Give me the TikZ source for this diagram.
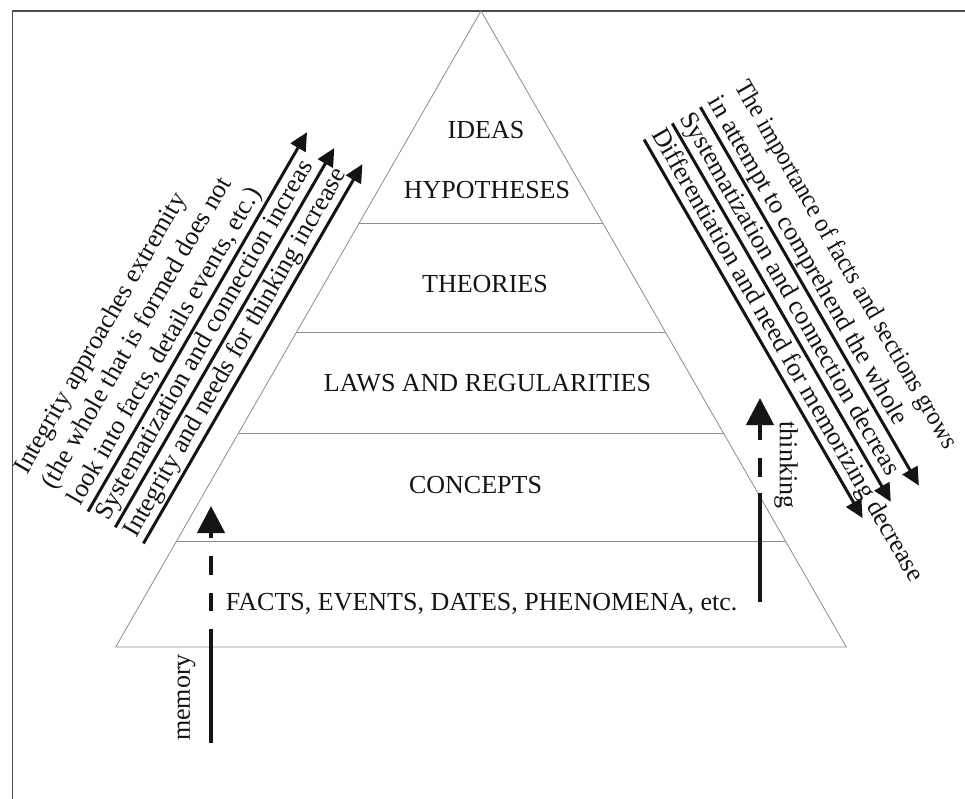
\documentclass[tikz,border=0pt]{standalone}
\usepackage{fontspec}
\setmainfont{Liberation Serif}
\usetikzlibrary{arrows.meta}
\begin{document}
\begin{tikzpicture}[x=1pt,y=-1pt,
  lbl/.style={inner sep=0pt, font=\fontsize{26}{30}\selectfont, text=black!92},
  level/.style={lbl, anchor=base},
  diag/.style={lbl, anchor=base west},
  pyr/.style={draw=black!45, line width=0.8pt},
  frameline/.style={draw=black!70, line width=1.4pt},
  darr/.style={draw=black!92, line width=3pt, -{Triangle[length=18pt,width=17pt]}},
  varr/.style={draw=black!92, line width=4.5pt, -{Triangle[length=27pt,width=27pt]}},
]
\useasboundingbox (0,0) rectangle (965,799);

% frame
\coordinate (fTL) at (12.7,11);
\coordinate (fTR) at (965,11);
\coordinate (fBL) at (12.7,799);
\draw[frameline] (fTR) -- (fTL) -- (fBL);

% pyramid
\coordinate (apex) at (481,11);
\coordinate (bL) at (115.7,647);
\coordinate (bR) at (846.3,647);
\draw[pyr] (bL) -- (apex) -- (bR) -- cycle;
\coordinate (l1L) at (359.3,223.3); \coordinate (l1R) at (602.7,223.3);
\coordinate (l2L) at (296.7,332.3); \coordinate (l2R) at (665.3,332.3);
\coordinate (l3L) at (238.6,433.3); \coordinate (l3R) at (723.4,433.3);
\coordinate (l4L) at (176.2,541.7); \coordinate (l4R) at (785.8,541.7);
\draw[pyr] (l1L) -- (l1R);
\draw[pyr] (l2L) -- (l2R);
\draw[pyr] (l3L) -- (l3R);
\draw[pyr] (l4L) -- (l4R);

% level labels
\node[level] (ideas) at (486,138.3) {IDEAS};
\node[level] (hyp) at (487,198.3) {HYPOTHESES};
\node[level] (theo) at (485,292) {THEORIES};
\node[level] (laws) at (487.5,391.7) {LAWS AND REGULARITIES};
\node[level] (conc) at (475.5,493.3) {CONCEPTS};
\node[level] (facts) at (481.7,610) {FACTS, EVENTS, DATES, PHENOMENA, etc.};

% left diagonal texts
\node[diag, rotate=60] (L1) at (27.0,475.2) {Integrity approaches extremity};
\node[diag, rotate=60] (L2) at (53.9,490.7) {(the whole that is formed does not};
\node[diag, rotate=60] (L3) at (80.7,506.2) {look into facts, details events, etc.)};
\node[diag, rotate=60] (L4) at (108,521.9) {Systematization and connection increas};
\node[diag, rotate=60] (L5) at (136.1,538.2) {Integrity and needs for thinking increase};

% left arrows
\coordinate (a1s) at (88,511.5);    \coordinate (a1e) at (307,132.2);
\coordinate (a2s) at (115.3,527.3); \coordinate (a2e) at (334.3,148);
\coordinate (a3s) at (143.4,543.5); \coordinate (a3e) at (362.4,164.2);
\draw[darr] (a1s) -- (a1e);
\draw[darr] (a2s) -- (a2e);
\draw[darr] (a3s) -- (a3e);

% right diagonal texts
\node[diag, rotate=-60, xscale=0.93] (R1t) at (734.5,86.3) {The importance of facts and sections grows};
\node[diag, rotate=-60] (R2t) at (707.7,101.8) {in attempt to comprehend the whole};
\node[diag, rotate=-60] (R3t) at (679.5,118) {Systematization and connection decreas};
\node[diag, rotate=-60] (R4t) at (651.4,134.3) {Differentiation and need for memorizing decrease};

% right arrows
\coordinate (r1s) at (700.4,107.1); \coordinate (r1e) at (918.9,485.6);
\coordinate (r2s) at (672.3,123.4); \coordinate (r2e) at (890.8,501.8);
\coordinate (r3s) at (644.1,139.6); \coordinate (r3e) at (862.6,518.1);
\draw[darr] (r1s) -- (r1e);
\draw[darr] (r2s) -- (r2e);
\draw[darr] (r3s) -- (r3e);

% memory arrow
\coordinate (mb) at (211,743);
\coordinate (mt) at (211,506);
\draw[varr, dash pattern=on 114pt off 18pt on 18pt off 18pt on 19pt off 18pt on 80pt] (mb) -- (mt);
\node[lbl, rotate=90] (mem) at (186.5,697.5) {memory};

% thinking arrow
\coordinate (tb) at (760,602);
\coordinate (tt) at (760,398);
\draw[varr, dash pattern=on 109pt off 16pt on 19pt off 18pt on 80pt] (tb) -- (tt);
\node[lbl, rotate=-90] (thk) at (786,465) {thinking};
\end{tikzpicture}
\end{document}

--- STATED EXERCISE ---
Quote the data above in full, leaving out the pictures it holds.

--- WRITTEN ANSWER ---
Give me the TikZ source for this diagram.
\documentclass[tikz,border=0pt]{standalone}
\usepackage{fontspec}
\setmainfont{Liberation Serif}
\usetikzlibrary{arrows.meta}
\begin{document}
\begin{tikzpicture}[x=1pt,y=-1pt,
  lbl/.style={inner sep=0pt, font=\fontsize{26}{30}\selectfont, text=black!92},
  level/.style={lbl, anchor=base},
  diag/.style={lbl, anchor=base west},
  pyr/.style={draw=black!45, line width=0.8pt},
  frameline/.style={draw=black!70, line width=1.4pt},
  darr/.style={draw=black!92, line width=3pt, -{Triangle[length=18pt,width=17pt]}},
  varr/.style={draw=black!92, line width=4.5pt, -{Triangle[length=27pt,width=27pt]}},
]
\useasboundingbox (0,0) rectangle (965,799);

% frame
\coordinate (fTL) at (12.7,11);
\coordinate (fTR) at (965,11);
\coordinate (fBL) at (12.7,799);
\draw[frameline] (fTR) -- (fTL) -- (fBL);

% pyramid
\coordinate (apex) at (481,11);
\coordinate (bL) at (115.7,647);
\coordinate (bR) at (846.3,647);
\draw[pyr] (bL) -- (apex) -- (bR) -- cycle;
\coordinate (l1L) at (359.3,223.3); \coordinate (l1R) at (602.7,223.3);
\coordinate (l2L) at (296.7,332.3); \coordinate (l2R) at (665.3,332.3);
\coordinate (l3L) at (238.6,433.3); \coordinate (l3R) at (723.4,433.3);
\coordinate (l4L) at (176.2,541.7); \coordinate (l4R) at (785.8,541.7);
\draw[pyr] (l1L) -- (l1R);
\draw[pyr] (l2L) -- (l2R);
\draw[pyr] (l3L) -- (l3R);
\draw[pyr] (l4L) -- (l4R);

% level labels
\node[level] (ideas) at (486,138.3) {IDEAS};
\node[level] (hyp) at (487,198.3) {HYPOTHESES};
\node[level] (theo) at (485,292) {THEORIES};
\node[level] (laws) at (487.5,391.7) {LAWS AND REGULARITIES};
\node[level] (conc) at (475.5,493.3) {CONCEPTS};
\node[level] (facts) at (481.7,610) {FACTS, EVENTS, DATES, PHENOMENA, etc.};

% left diagonal texts
\node[diag, rotate=60] (L1) at (27.0,475.2) {Integrity approaches extremity};
\node[diag, rotate=60] (L2) at (53.9,490.7) {(the whole that is formed does not};
\node[diag, rotate=60] (L3) at (80.7,506.2) {look into facts, details events, etc.)};
\node[diag, rotate=60] (L4) at (108,521.9) {Systematization and connection increas};
\node[diag, rotate=60] (L5) at (136.1,538.2) {Integrity and needs for thinking increase};

% left arrows
\coordinate (a1s) at (88,511.5);    \coordinate (a1e) at (307,132.2);
\coordinate (a2s) at (115.3,527.3); \coordinate (a2e) at (334.3,148);
\coordinate (a3s) at (143.4,543.5); \coordinate (a3e) at (362.4,164.2);
\draw[darr] (a1s) -- (a1e);
\draw[darr] (a2s) -- (a2e);
\draw[darr] (a3s) -- (a3e);

% right diagonal texts
\node[diag, rotate=-60, xscale=0.93] (R1t) at (734.5,86.3) {The importance of facts and sections grows};
\node[diag, rotate=-60] (R2t) at (707.7,101.8) {in attempt to comprehend the whole};
\node[diag, rotate=-60] (R3t) at (679.5,118) {Systematization and connection decreas};
\node[diag, rotate=-60] (R4t) at (651.4,134.3) {Differentiation and need for memorizing decrease};

% right arrows
\coordinate (r1s) at (700.4,107.1); \coordinate (r1e) at (918.9,485.6);
\coordinate (r2s) at (672.3,123.4); \coordinate (r2e) at (890.8,501.8);
\coordinate (r3s) at (644.1,139.6); \coordinate (r3e) at (862.6,518.1);
\draw[darr] (r1s) -- (r1e);
\draw[darr] (r2s) -- (r2e);
\draw[darr] (r3s) -- (r3e);

% memory arrow
\coordinate (mb) at (211,743);
\coordinate (mt) at (211,506);
\draw[varr, dash pattern=on 114pt off 18pt on 18pt off 18pt on 19pt off 18pt on 80pt] (mb) -- (mt);
\node[lbl, rotate=90] (mem) at (186.5,697.5) {memory};

% thinking arrow
\coordinate (tb) at (760,602);
\coordinate (tt) at (760,398);
\draw[varr, dash pattern=on 109pt off 16pt on 19pt off 18pt on 80pt] (tb) -- (tt);
\node[lbl, rotate=-90] (thk) at (786,465) {thinking};
\end{tikzpicture}
\end{document}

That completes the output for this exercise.